ZAYIF, YOKSUL VE AZINLIKTA KALMAK BİR OLAYIN MAHİYETİNİ DEĞİŞTİRİR Mİ?

Doğu toplumlarında “Hukuk hükmedene tabidir.” Hukuk Arapça bir kelime olup haklar anlamına gelmektedir. Yani hükmeden güçlü, kendini haktan yana görür haksız cepheyi kendi belirler. Hakları kendine göre tanzim eder.

Zayıf ise teorik olarak güçten bağımsız bir adalet ve meşruiyeti savunsa bile gerçekleştirme şansı olmaz.  Hatta gerçekçi olmayan bir talep olarak çok gülünç bile görünür.  Gücün yanında yer alan çoğunluk bununla alay ederek güçlüye destek verir.

Bir arkadaşım anlatmıştı. Hukuk fakültesi birinci sınıfta hoca bir konuyu anlatırken öğrencinin biri kalkar bu konuda bir görüş bildirir. Hoca öğrenciye bakar, sonra şöyle der. “Bir konuda hoca görüşünü söylüyorsa buna adına doktrin denir.
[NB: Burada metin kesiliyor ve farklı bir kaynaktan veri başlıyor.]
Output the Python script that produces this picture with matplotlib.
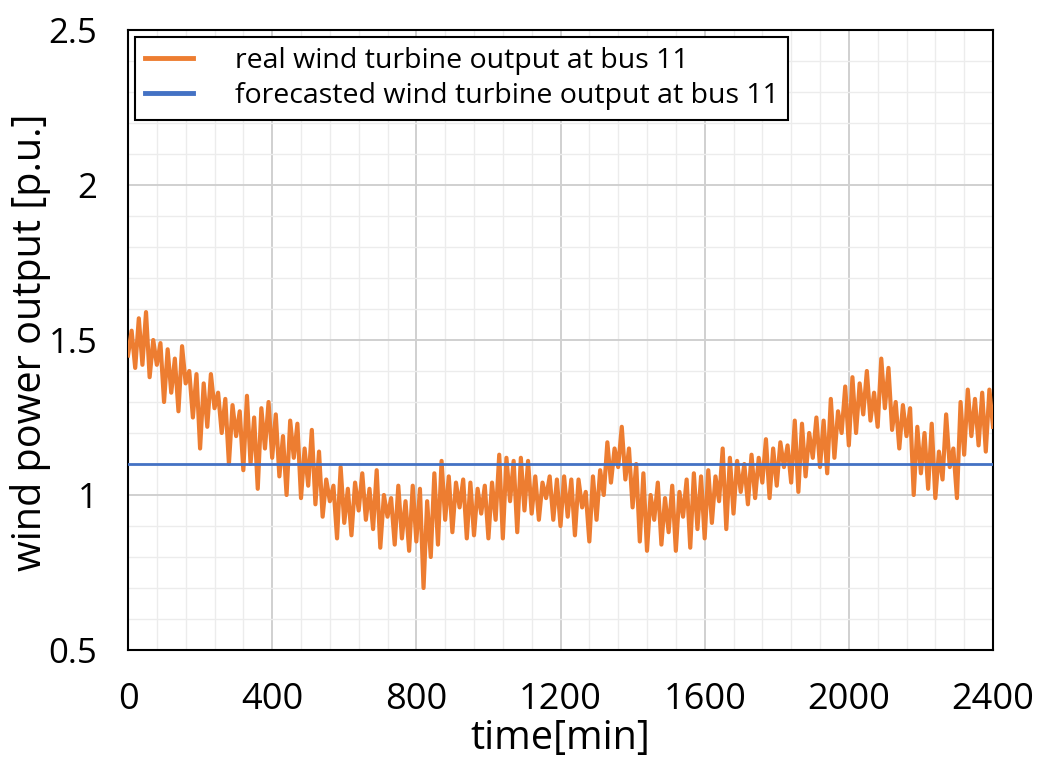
import matplotlib
matplotlib.use("Agg")
import matplotlib.pyplot as plt
from matplotlib.ticker import MultipleLocator

plt.rcParams['font.family'] = ['Open Sans', 'DejaVu Sans']

# time axis [min], 10-min steps
time_min = list(range(0, 2401, 10))

real_output = [
    # 0-390
    1.45, 1.53, 1.41, 1.57, 1.42, 1.59, 1.38, 1.50, 1.42, 1.49,
    1.30, 1.47, 1.33, 1.44, 1.27, 1.48, 1.36, 1.40, 1.25, 1.39,
    1.15, 1.36, 1.22, 1.39, 1.28, 1.33, 1.20, 1.31, 1.10, 1.29,
    1.19, 1.27, 1.08, 1.32, 1.10, 1.25, 1.02, 1.28, 1.15, 1.30,
    # 400-790
    1.12, 1.26, 1.06, 1.19, 1.00, 1.24, 1.12, 1.23, 0.99, 1.15,
    1.03, 1.21, 0.97, 1.14, 0.93, 1.05, 0.98, 1.03, 0.86, 1.09,
    0.91, 1.02, 0.87, 1.04, 0.95, 1.07, 0.92, 1.02, 0.89, 1.08,
    0.83, 1.00, 0.93, 0.99, 0.84, 1.03, 0.86, 0.98, 0.82, 1.03,
    # 800-1190
    0.85, 1.02, 0.70, 0.98, 0.80, 1.07, 0.84, 1.11, 0.92, 1.06,
    0.88, 1.04, 0.96, 1.05, 0.86, 1.04, 0.87, 1.02, 0.94, 1.03,
    0.86, 1.04, 0.92, 1.13, 0.86, 1.12, 0.98, 1.11, 0.88, 1.12,
    0.95, 1.11, 0.94, 1.06, 0.92, 1.04, 0.99, 1.06, 0.92, 1.05,
    # 1200-1590
    0.90, 1.06, 0.93, 1.05, 0.87, 1.05, 0.96, 1.01, 0.85, 1.06,
    0.92, 1.08, 1.00, 1.17, 1.04, 1.15, 1.09, 1.22, 1.05, 1.15,
    0.96, 1.10, 0.85, 1.07, 0.82, 1.00, 0.92, 1.04, 0.84, 0.99,
    0.88, 1.03, 0.82, 1.01, 0.93, 1.05, 0.83, 1.07, 0.89, 1.06,
    # 1600-1990
    0.86, 1.08, 0.91, 1.06, 0.98, 1.15, 0.89, 1.12, 0.94, 1.11,
    1.01, 1.10, 0.97, 1.13, 0.99, 1.12, 1.04, 1.18, 0.99, 1.15,
    1.03, 1.17, 1.09, 1.16, 1.04, 1.24, 1.01, 1.23, 1.06, 1.20,
    1.12, 1.25, 1.09, 1.24, 1.07, 1.31, 1.12, 1.27, 1.20, 1.35,
    # 2000-2400
    1.16, 1.38, 1.20, 1.36, 1.26, 1.40, 1.24, 1.33, 1.22, 1.44,
    1.28, 1.41, 1.21, 1.30, 1.15, 1.29, 1.19, 1.28, 1.00, 1.22,
    1.07, 1.20, 1.02, 1.23, 0.99, 1.14, 1.05, 1.26, 1.09, 1.15,
    0.99, 1.30, 1.13, 1.34, 1.19, 1.31, 1.16, 1.33, 1.14, 1.34,
    1.22,
]

forecast_value = 1.1
forecast_output = [forecast_value] * len(time_min)

x_ticks = [0, 400, 800, 1200, 1600, 2000, 2400]
y_ticks = [0.5, 1.0, 1.5, 2.0, 2.5]
y_tick_labels = ['0.5', '1', '1.5', '2', '2.5']

label_real = 'real wind turbine output at bus 11'
label_fc = 'forecasted wind turbine output at bus 11'

fig = plt.figure(figsize=(10.38, 7.58), dpi=100)
ax = fig.add_axes([128/1038, 1 - 650/758, (993-128)/1038, (650-30)/758])

ax.plot(time_min, real_output, color='#ED7D31', lw=3.0, label=label_real, zorder=3,
        solid_joinstyle='round')
ax.plot(time_min, forecast_output, color='#4472C4', lw=2.0, label=label_fc, zorder=4)

ax.set_xlim(0, 2400)
ax.set_ylim(0.5, 2.5)
ax.set_xticks(x_ticks)
ax.set_yticks(y_ticks)
ax.set_yticklabels(y_tick_labels)
ax.xaxis.set_minor_locator(MultipleLocator(80))
ax.yaxis.set_minor_locator(MultipleLocator(0.1))
ax.grid(which='major', color='#d0d0d0', lw=1.4, zorder=0)
ax.grid(which='minor', color='#ececec', lw=1.0, zorder=0)
ax.set_axisbelow(True)
ax.tick_params(which='both', length=0)
ax.tick_params(axis='x', labelsize=26, pad=23)
ax.tick_params(axis='y', labelsize=25, pad=22)
for s in ax.spines.values():
    s.set_color('black')
    s.set_linewidth(1.5)

ax.set_xlabel('time[min]', fontsize=28.5, va='center')
ax.xaxis.set_label_coords(0.5, -0.143)
ax.set_ylabel('wind power output [p.u.]', fontsize=28.5, va='center')
ax.yaxis.set_label_coords(-0.113, 0.497)

leg = ax.legend(loc='upper left', bbox_to_anchor=(7/865, 1 - 7/620), fontsize=20.5,
                frameon=True, fancybox=False, edgecolor='black', framealpha=1,
                handlelength=1.7, handletextpad=1.45, borderpad=0.35, labelspacing=0.25,
                borderaxespad=0)
leg.get_frame().set_linewidth(1.5)
for h in leg.get_lines():
    h.set_linewidth(3.5)

fig.savefig('out.png', dpi=100)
Ama bir öğrenci görüş bildiriyorsa buna saçmalık denir.”

Aynı olay zengin ve yoksul arasında aynı anlamı taşımaz. Örneğin yoksul zinadır, zenginin ki aşk. Zenginin esprileri hep komiktir. Ama fakir gevezedir. Fakir oynar ama zengin dans eder. Yani eylem aynıdır fakat marka farklıdır. Yoksul ne yapsa avam davranışıdır. zenginin yaptıkları ise elit bir harekettir. Şans bile zenginle özdeşleştirir. "Zenginin arabasını dağdan aşırır, yoksul düz ovada yolunu şaşırır." diye bir atasözümüz bile vardır.
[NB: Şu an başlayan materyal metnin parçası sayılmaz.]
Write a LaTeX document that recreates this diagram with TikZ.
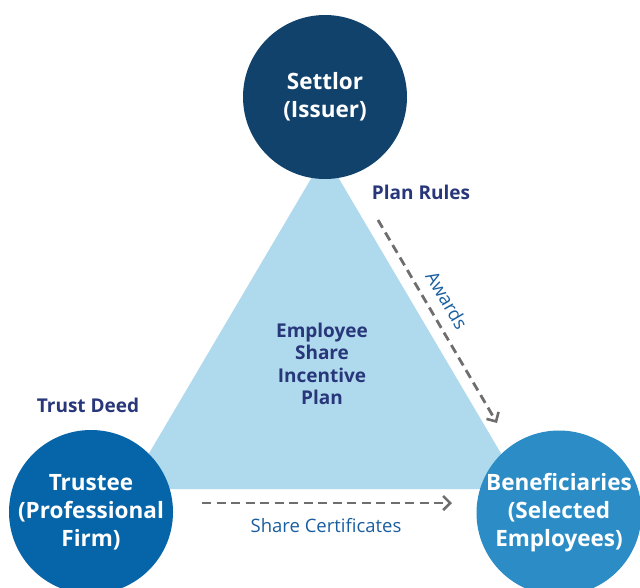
\documentclass[tikz,border=0pt]{standalone}
\usepackage{fontspec}
\setmainfont{Open Sans}
\usetikzlibrary{arrows.meta}
\definecolor{settlorc}{HTML}{11426B}
\definecolor{trusteec}{HTML}{0565A8}
\definecolor{benefc}{HTML}{2B8CC6}
\definecolor{trianglec}{HTML}{AFD9EC}
\definecolor{labelc}{HTML}{28377A}
\definecolor{arrowlabelc}{HTML}{1A5EA0}
\definecolor{arrowc}{HTML}{6E6E6E}
\tikzset{
  party/.style={circle, minimum size=164pt, inner sep=0pt, text=white, align=center,
    font=\fontsize{22.5}{28}\selectfont\bfseries},
  doclabel/.style={text=labelc, font=\fontsize{19}{22}\selectfont\bfseries, inner sep=0pt},
  flowlabel/.style={text=arrowlabelc, font=\fontsize{18.5}{22}\selectfont, inner sep=0pt},
  flow/.style={draw=arrowc, line width=2.8pt, dash pattern=on 9pt off 5.5pt,
    -{Straight Barb[length=7pt,width=14pt,line width=2.6pt]}}
}
\begin{document}
\begin{tikzpicture}[x=1pt,y=-1pt]
\useasboundingbox (0,0) rectangle (640,587);
\fill[white] (0,0) rectangle (640,587);
% triangle
\fill[trianglec] (325,155) -- (128,489) -- (522,489) -- cycle;
% parties
\node[party, fill=settlorc] (settlor) at (325,97) {Settlor\\(Issuer)};
\node[party, fill=trusteec] (trustee) at (91,512) {Trustee\\(Professional\\Firm)};
\node[party, fill=benefc] (benef) at (559,513) {Beneficiaries\\(Selected\\Employees)};
% centre text
\node[text=labelc, align=center, font=\fontsize{19}{22.5}\selectfont\bfseries] (plan) at (322,364) {Employee\\Share\\Incentive\\Plan};
% doc labels
\node[doclabel] (rules) at (421,192) {Plan Rules};
\node[doclabel] (deed) at (88,405) {Trust Deed};
% arrows
\coordinate (awS) at (378,220);
\coordinate (awE) at (497,423);
\draw[flow] (awS) -- (awE);
\node[flowlabel, rotate=-59.6] (awards) at (447,300) {Awards};
\coordinate (scS) at (202,503);
\coordinate (scE) at (452,503);
\draw[flow] (scS) -- (scE);
\node[flowlabel] (shares) at (326,526) {Share Certificates};
\end{tikzpicture}
\end{document}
Çoğunluk olmak haklı olmanın bir unsuru gibi algılanır. Bir mizahçı “Bir insan on kişi önünde muz kabuğuna basıp kayar. Buna gülerse mizah söz konusudur. On kişi bir insanın önünde on muz kabuğuna basıp kayar: o insan gülerse, küstahlık olur” der. Neden böyledir? Çünkü on kişi karşısında azınlıkta kalmıştır.

Bernard Shaw’ın “Çikolata Asker” isimli oyunu oynadığında halk bu oyunu ayakta alkışlamıştır. Shaw da sahneye çıkıp seyircileri selamlamıştır. Ancak seyircilerden biri “Oyunun çok berbat sayın Shaw!” diye bağırmıştır. Shaw adama dönüp sakince cevap vermiştir.

-Ben de tamamen sizinle aynı fikirdeyim. Ama sadece ikimiz bir tiyatro dolusu bu halka karşı ne yapabiliriz ki?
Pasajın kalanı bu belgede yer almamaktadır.